Tweaks to enhanced Code Sec. 179 expensing and the high-dollar health care excise tax are two proposals in President Obama’s fiscal year (FY) 2017 budget that could become law before the end of his term. President Obama released his FY 2017 budget proposals in February. Other proposals that could be passed by Congress include enhancements to small business tax incentives, expanded opportunities for retirement savings, revisions to the net investment income (NII) tax, and more.
A long-sought goal of many small businesses was made permanent by the Protecting Americans from Tax Hikes Act of 2015 (PATH Act): enhanced Code Sec. 179 expensing. President Obama proposed more tweaks to Code Sec. 179 expensing. Under the President’s proposal, the annual expensing limitation would increase from an inflation-adjusted $500,000 to an inflation-adjusted $1 million. The phase-out threshold would remain at an inflation-adjusted $2 million level. President Obama also proposed to increase the deduction for start-up expenses and the tax break for small employers that obtain health coverage for their employees through the Small Business Health Options Program (SHOP) marketplace.
High-cost health plans
Certain employer-sponsored health insurance plans (high-cost plans also known as “Cadillac plans”) may be liable for an excise tax. Generally, if the aggregate cost of applicable employer-sponsored coverage provided to an employee exceeds a statutory dollar limit, adjusted annually, the excess benefit is subject to a 40 percent excise tax.
Originally, the Affordable Care Act (ACA) imposed the excise tax on high-cost health plans effective after 2017. The PATH Act delayed the excise tax on high dollar health plans until after 2019. President Obama has proposed to increase the excise tax threshold to the greater of the current law threshold or a “gold plan average premium.”
In his 2016 State of the Union Address, President Obama urged lawmakers to expand the availability of retirement savings plans, especially to part-time employees and workers at businesses without retirement plans. The President’s FY 2017 budget follows through on some of these approaches. The President proposed to require employers in business for at least two years and having more than ten employees and offering no retirement plan to offer an automatic payroll-deduction IRA option.
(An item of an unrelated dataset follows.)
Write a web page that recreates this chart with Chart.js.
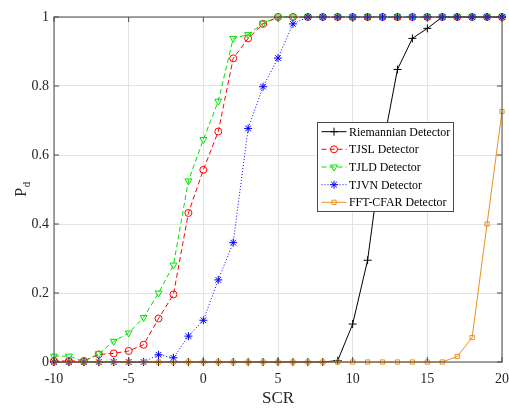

Another proposal would allow unaffiliated employers to maintain a single multiple-employer retirement plan.
The ACA also created the NII tax to help fund health care reform. Generally, individuals with incomes over certain threshold amounts are subject to the 3.8 percent tax on NII. Under current law, the NII tax does not apply to self-employment earnings. The President has proposed to ensure that the 3.8 percent is paid (either through the NII tax or the Self-Employed Contributions Act (SECA)) by amending the definition of net investment income to include gross income and gain from any trades or businesses of an individual that is not otherwise subject to employment taxes.
Higher income individuals
President Obama renewed previous proposals to tighten tax breaks for higher income individuals. The so-called “Buffett Rule” would impose a minimum 30 percent tax on higher income taxpayers with large deductions and other tax preferences. Certain tax expenditures of higher income individuals would be capped at 28 percent. Tax rates on capital gains and qualified dividends would also be increased in individuals in the higher brackets.
EITC and other incentives
In 2012 and subsequent years, Congress made permanent some enhancements to the earned income tax credit (EITC). President Obama has proposed to continue this pattern of enhancements, by, among other changes, expanding the EITC to qualified taxpayers without children. Other proposals targeted to individuals’ income include a second-earner credit (for two-earner families), reforms to the child and dependent care tax credit, and some enhancements to the American Opportunity Tax Credit (AOTC).
As in past years, President Obama proposed to repeal fossil fuel tax preferences. The President also proposed a new revenue raiser: a fee of $10.25 (adjusted for inflation from 2016) per barrel on oil to be phased-in over a five year period beginning October 1, 2016. The fee would be collected on domestically produced as well as imported petroleum requirements.